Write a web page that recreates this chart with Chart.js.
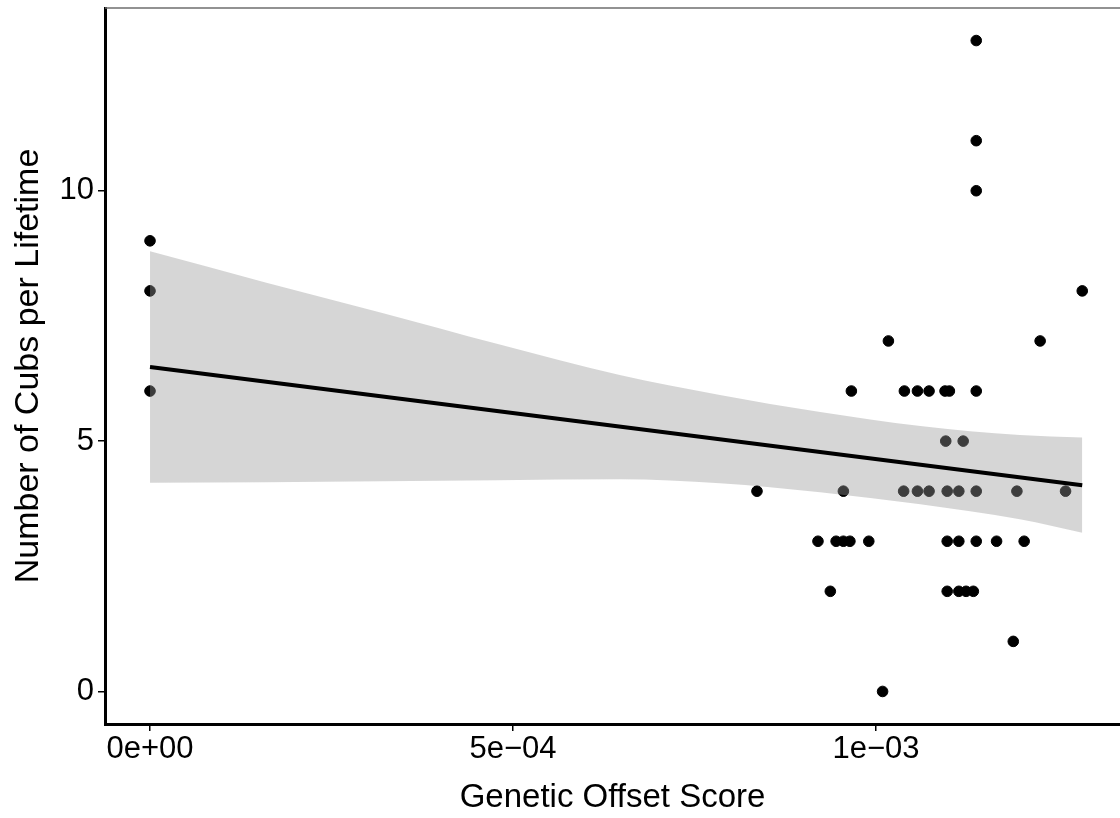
<!DOCTYPE html>
<html>
<head>
<meta charset="utf-8">
<script src="https://cdn.jsdelivr.net/npm/chart.js@4"></script>
<style>
  html, body { margin: 0; padding: 0; background: #fff; }
  #wrap { width: 1120px; height: 818px; }
</style>
</head>
<body>
<div id="wrap"><canvas id="chart" width="1120" height="818"></canvas></div>
<script>
// Genetic offset score (x) vs cubs per lifetime (y), one entry per individual
const offsetScores = [
    0, 0, 0,
    0.000836, 0.000920, 0.000945, 0.000955, 0.000964, 0.000990, 0.000937,
    0.000955, 0.000966, 0.001017, 0.001009,
    0.001039, 0.001057, 0.001073, 0.001095, 0.001101, 0.001138,
    0.001096, 0.001120,
    0.001038, 0.001057, 0.001073, 0.001098, 0.001114, 0.001138, 0.001194, 0.001261,
    0.001098, 0.001114, 0.001138, 0.001166, 0.001204,
    0.001098, 0.001114, 0.001124, 0.001134,
    0.001189, 0.001226, 0.001284,
    0.001138, 0.001138, 0.001138
];
const cubsPerLifetime = [
    9, 8, 6,
    4, 3, 3, 3, 3, 3, 2,
    4, 6, 7, 0,
    6, 6, 6, 6, 6, 6,
    5, 5,
    4, 4, 4, 4, 4, 4, 4, 4,
    3, 3, 3, 3, 3,
    2, 2, 2, 2,
    1, 7, 8,
    10, 11, 13
];

// linear fit and its 95% band
const fitX = [0, 0.001284];
const fitY = [6.48, 4.12];
const bandX     = [0, 0.000159, 0.000320, 0.000479, 0.000647, 0.000785, 0.000923, 0.001061, 0.001198, 0.001284];
const bandUpper = [8.79, 8.17, 7.56, 6.94, 6.32, 5.92, 5.58, 5.30, 5.12, 5.07];
const bandLower = [4.17, 4.18, 4.20, 4.22, 4.24, 4.16, 3.98, 3.74, 3.44, 3.17];

// axis ticks
const xTickValues = [0, 0.0005, 0.001];
const xTickLabels = ['0e+00', '5e\u221204', '1e\u221203'];
const yTickValues = [0, 5, 10];
const yTickLabels = ['0', '5', '10'];

const pts = (xs, ys) => xs.map((x, i) => ({ x: x, y: ys[i] }));

const FONT = "'Liberation Sans', Arial, Helvetica, sans-serif";

// thin frame line along the top of the panel
const topBorder = {
    id: 'topBorder',
    afterDraw(chart) {
        const { ctx, chartArea } = chart;
        ctx.save();
        ctx.strokeStyle = '#6e6e6e';
        ctx.lineWidth = 1.5;
        ctx.beginPath();
        ctx.moveTo(chartArea.left, chartArea.top);
        ctx.lineTo(chart.width, chartArea.top);
        ctx.stroke();
        ctx.restore();
    }
};

new Chart(document.getElementById('chart'), {
    type: 'scatter',
    data: {
        datasets: [
            {
                label: 'cubs',
                data: pts(offsetScores, cubsPerLifetime),
                backgroundColor: '#000',
                borderColor: '#000',
                pointRadius: 5.3,
                pointHoverRadius: 5.3,
                order: 3
            },
            {
                type: 'line',
                label: 'lower',
                data: pts(bandX, bandLower),
                borderWidth: 0,
                borderColor: 'rgba(0,0,0,0)',
                pointRadius: 0,
                cubicInterpolationMode: 'monotone',
                fill: false,
                order: 2
            },
            {
                type: 'line',
                label: 'upper',
                data: pts(bandX, bandUpper),
                borderWidth: 0,
                borderColor: 'rgba(0,0,0,0)',
                backgroundColor: 'rgba(153,153,153,0.4)',
                pointRadius: 0,
                cubicInterpolationMode: 'monotone',
                fill: '-1',
                order: 1
            },
            {
                type: 'line',
                label: 'fit',
                data: pts(fitX, fitY),
                borderColor: '#000',
                borderWidth: 4,
                pointRadius: 0,
                fill: false,
                order: 0
            }
        ]
    },
    options: {
        responsive: false,
        animation: false,
        layout: { autoPadding: false, padding: { top: 8, right: 0, left: 0, bottom: 0 } },
        plugins: {
            legend: { display: false },
            tooltip: { enabled: false }
        },
        scales: {
            x: {
                type: 'linear',
                min: -0.000062,
                max: 0.001336,
                afterBuildTicks: axis => { axis.ticks = xTickValues.map(v => ({ value: v })); },
                afterFit: axis => {
                    axis.height = 94;
                    axis.paddingLeft = 0;
                    axis.paddingRight = 0;
                },
                grid: { drawOnChartArea: false, drawTicks: true, tickLength: 7, color: '#000', lineWidth: 1.5 },
                border: { display: true, color: '#000', width: 3 },
                ticks: {
                    padding: 0,
                    color: '#000',
                    font: { family: FONT, size: 31 },
                    maxRotation: 0,
                    callback: (v, i) => xTickLabels[i]
                },
                title: {
                    display: true,
                    text: 'Genetic Offset Score',
                    color: '#000',
                    font: { family: FONT, size: 33 },
                    padding: { top: 8, bottom: 0 }
                }
            },
            y: {
                type: 'linear',
                min: -0.65,
                max: 13.65,
                afterBuildTicks: axis => { axis.ticks = yTickValues.map(v => ({ value: v })); },
                afterFit: axis => {
                    axis.width = 105;
                    axis.paddingTop = 0;
                    axis.paddingBottom = 0;
                },
                grid: { drawOnChartArea: false, drawTicks: true, tickLength: 7, color: '#000', lineWidth: 1.5 },
                border: { display: true, color: '#000', width: 3 },
                ticks: {
                    padding: 4,
                    color: '#000',
                    font: { family: FONT, size: 31 },
                    callback: (v, i) => yTickLabels[i]
                },
                title: {
                    display: true,
                    text: 'Number of Cubs per Lifetime',
                    color: '#000',
                    font: { family: FONT, size: 34 },
                    padding: { top: 8, bottom: 0 }
                }
            }
        }
    },
    plugins: [topBorder]
});
</script>
</body>
</html>
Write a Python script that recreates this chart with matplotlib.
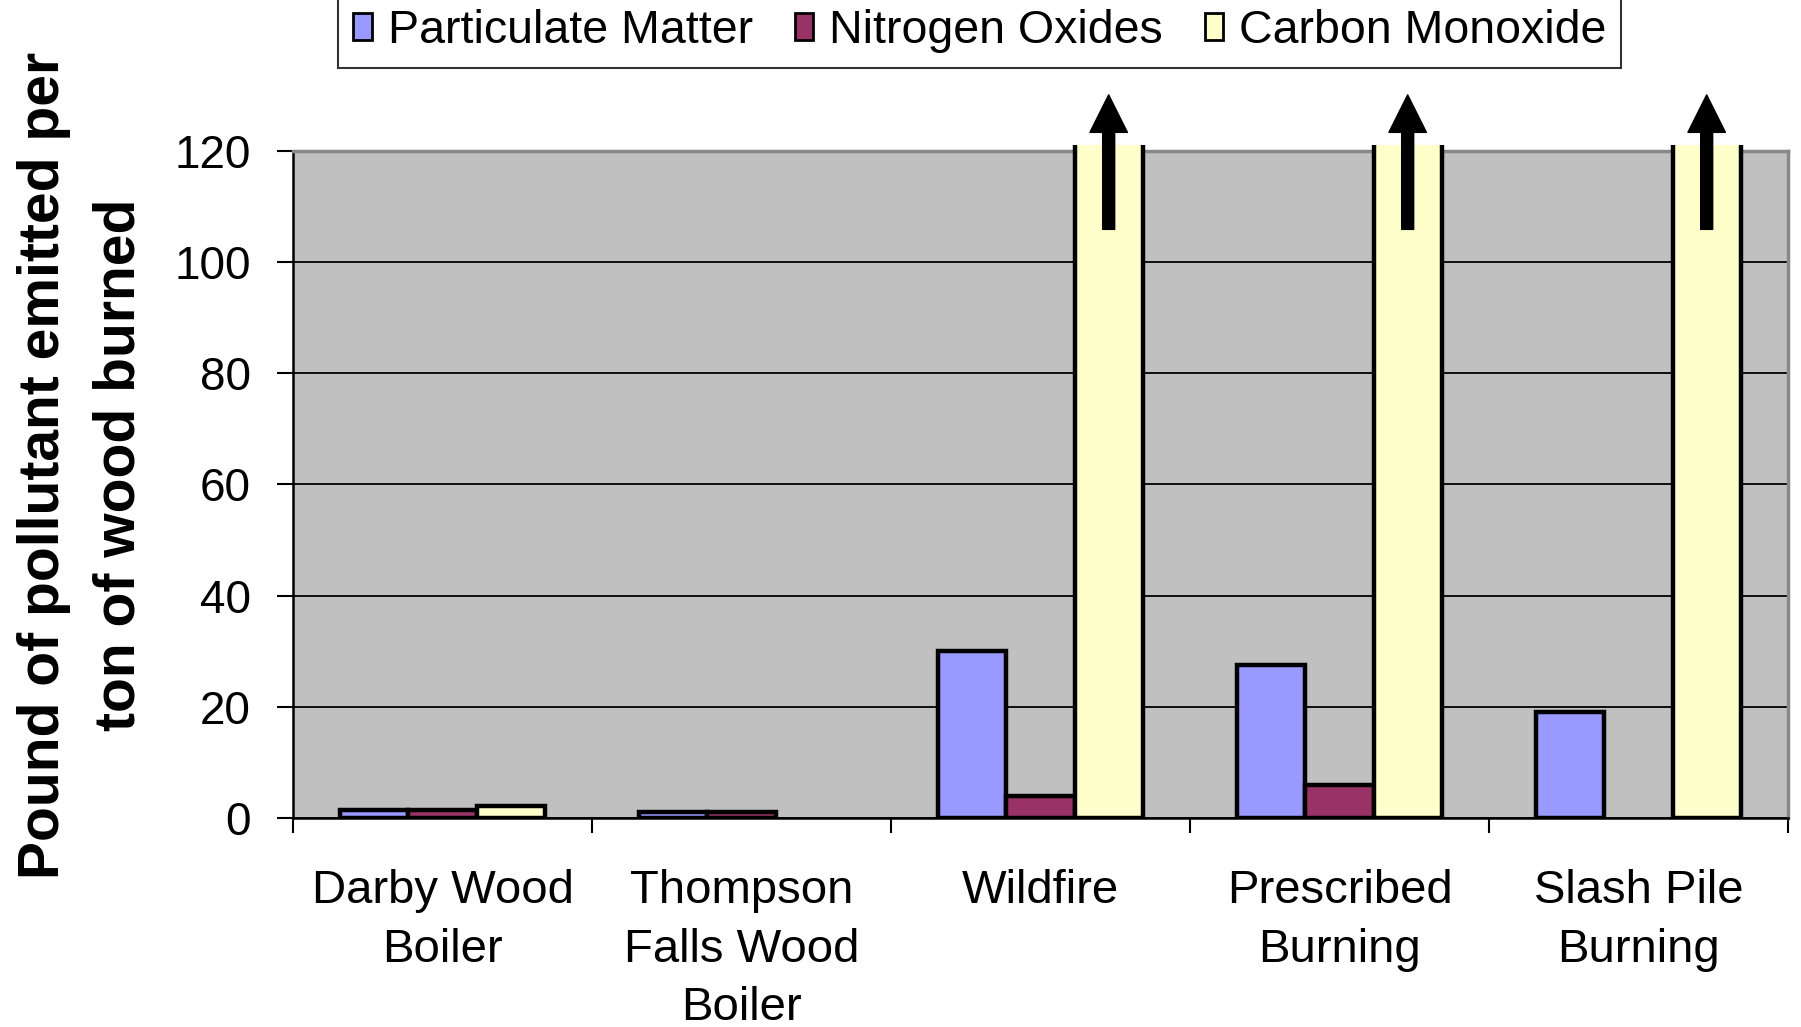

**TASK DETAILS**: Give back the entries verbatim. Do not include any picture.

**FINISHED ANSWER**:
Write a web page that recreates this chart with Chart.js.
<!DOCTYPE html>
<html>
<head>
<meta charset="utf-8">
<script src="https://cdn.jsdelivr.net/npm/chart.js@4"></script>
<style>
  html, body { margin: 0; padding: 0; background: #fff; }
  #wrap { width: 1120px; height: 818px; }
</style>
</head>
<body>
<div id="wrap"><canvas id="chart" width="1120" height="818"></canvas></div>
<script>
// Genetic offset score (x) vs cubs per lifetime (y), one entry per individual
const offsetScores = [
    0, 0, 0,
    0.000836, 0.000920, 0.000945, 0.000955, 0.000964, 0.000990, 0.000937,
    0.000955, 0.000966, 0.001017, 0.001009,
    0.001039, 0.001057, 0.001073, 0.001095, 0.001101, 0.001138,
    0.001096, 0.001120,
    0.001038, 0.001057, 0.001073, 0.001098, 0.001114, 0.001138, 0.001194, 0.001261,
    0.001098, 0.001114, 0.001138, 0.001166, 0.001204,
    0.001098, 0.001114, 0.001124, 0.001134,
    0.001189, 0.001226, 0.001284,
    0.001138, 0.001138, 0.001138
];
const cubsPerLifetime = [
    9, 8, 6,
    4, 3, 3, 3, 3, 3, 2,
    4, 6, 7, 0,
    6, 6, 6, 6, 6, 6,
    5, 5,
    4, 4, 4, 4, 4, 4, 4, 4,
    3, 3, 3, 3, 3,
    2, 2, 2, 2,
    1, 7, 8,
    10, 11, 13
];

// linear fit and its 95% band
const fitX = [0, 0.001284];
const fitY = [6.48, 4.12];
const bandX     = [0, 0.000159, 0.000320, 0.000479, 0.000647, 0.000785, 0.000923, 0.001061, 0.001198, 0.001284];
const bandUpper = [8.79, 8.17, 7.56, 6.94, 6.32, 5.92, 5.58, 5.30, 5.12, 5.07];
const bandLower = [4.17, 4.18, 4.20, 4.22, 4.24, 4.16, 3.98, 3.74, 3.44, 3.17];

// axis ticks
const xTickValues = [0, 0.0005, 0.001];
const xTickLabels = ['0e+00', '5e\u221204', '1e\u221203'];
const yTickValues = [0, 5, 10];
const yTickLabels = ['0', '5', '10'];

const pts = (xs, ys) => xs.map((x, i) => ({ x: x, y: ys[i] }));

const FONT = "'Liberation Sans', Arial, Helvetica, sans-serif";

// thin frame line along the top of the panel
const topBorder = {
    id: 'topBorder',
    afterDraw(chart) {
        const { ctx, chartArea } = chart;
        ctx.save();
        ctx.strokeStyle = '#6e6e6e';
        ctx.lineWidth = 1.5;
        ctx.beginPath();
        ctx.moveTo(chartArea.left, chartArea.top);
        ctx.lineTo(chart.width, chartArea.top);
        ctx.stroke();
        ctx.restore();
    }
};

new Chart(document.getElementById('chart'), {
    type: 'scatter',
    data: {
        datasets: [
            {
                label: 'cubs',
                data: pts(offsetScores, cubsPerLifetime),
                backgroundColor: '#000',
                borderColor: '#000',
                pointRadius: 5.3,
                pointHoverRadius: 5.3,
                order: 3
            },
            {
                type: 'line',
                label: 'lower',
                data: pts(bandX, bandLower),
                borderWidth: 0,
                borderColor: 'rgba(0,0,0,0)',
                pointRadius: 0,
                cubicInterpolationMode: 'monotone',
                fill: false,
                order: 2
            },
            {
                type: 'line',
                label: 'upper',
                data: pts(bandX, bandUpper),
                borderWidth: 0,
                borderColor: 'rgba(0,0,0,0)',
                backgroundColor: 'rgba(153,153,153,0.4)',
                pointRadius: 0,
                cubicInterpolationMode: 'monotone',
                fill: '-1',
                order: 1
            },
            {
                type: 'line',
                label: 'fit',
                data: pts(fitX, fitY),
                borderColor: '#000',
                borderWidth: 4,
                pointRadius: 0,
                fill: false,
                order: 0
            }
        ]
    },
    options: {
        responsive: false,
        animation: false,
        layout: { autoPadding: false, padding: { top: 8, right: 0, left: 0, bottom: 0 } },
        plugins: {
            legend: { display: false },
            tooltip: { enabled: false }
        },
        scales: {
            x: {
                type: 'linear',
                min: -0.000062,
                max: 0.001336,
                afterBuildTicks: axis => { axis.ticks = xTickValues.map(v => ({ value: v })); },
                afterFit: axis => {
                    axis.height = 94;
                    axis.paddingLeft = 0;
                    axis.paddingRight = 0;
                },
                grid: { drawOnChartArea: false, drawTicks: true, tickLength: 7, color: '#000', lineWidth: 1.5 },
                border: { display: true, color: '#000', width: 3 },
                ticks: {
                    padding: 0,
                    color: '#000',
                    font: { family: FONT, size: 31 },
                    maxRotation: 0,
                    callback: (v, i) => xTickLabels[i]
                },
                title: {
                    display: true,
                    text: 'Genetic Offset Score',
                    color: '#000',
                    font: { family: FONT, size: 33 },
                    padding: { top: 8, bottom: 0 }
                }
            },
            y: {
                type: 'linear',
                min: -0.65,
                max: 13.65,
                afterBuildTicks: axis => { axis.ticks = yTickValues.map(v => ({ value: v })); },
                afterFit: axis => {
                    axis.width = 105;
                    axis.paddingTop = 0;
                    axis.paddingBottom = 0;
                },
                grid: { drawOnChartArea: false, drawTicks: true, tickLength: 7, color: '#000', lineWidth: 1.5 },
                border: { display: true, color: '#000', width: 3 },
                ticks: {
                    padding: 4,
                    color: '#000',
                    font: { family: FONT, size: 31 },
                    callback: (v, i) => yTickLabels[i]
                },
                title: {
                    display: true,
                    text: 'Number of Cubs per Lifetime',
                    color: '#000',
                    font: { family: FONT, size: 34 },
                    padding: { top: 8, bottom: 0 }
                }
            }
        }
    },
    plugins: [topBorder]
});
</script>
</body>
</html>
Write a Python script that recreates this chart with matplotlib.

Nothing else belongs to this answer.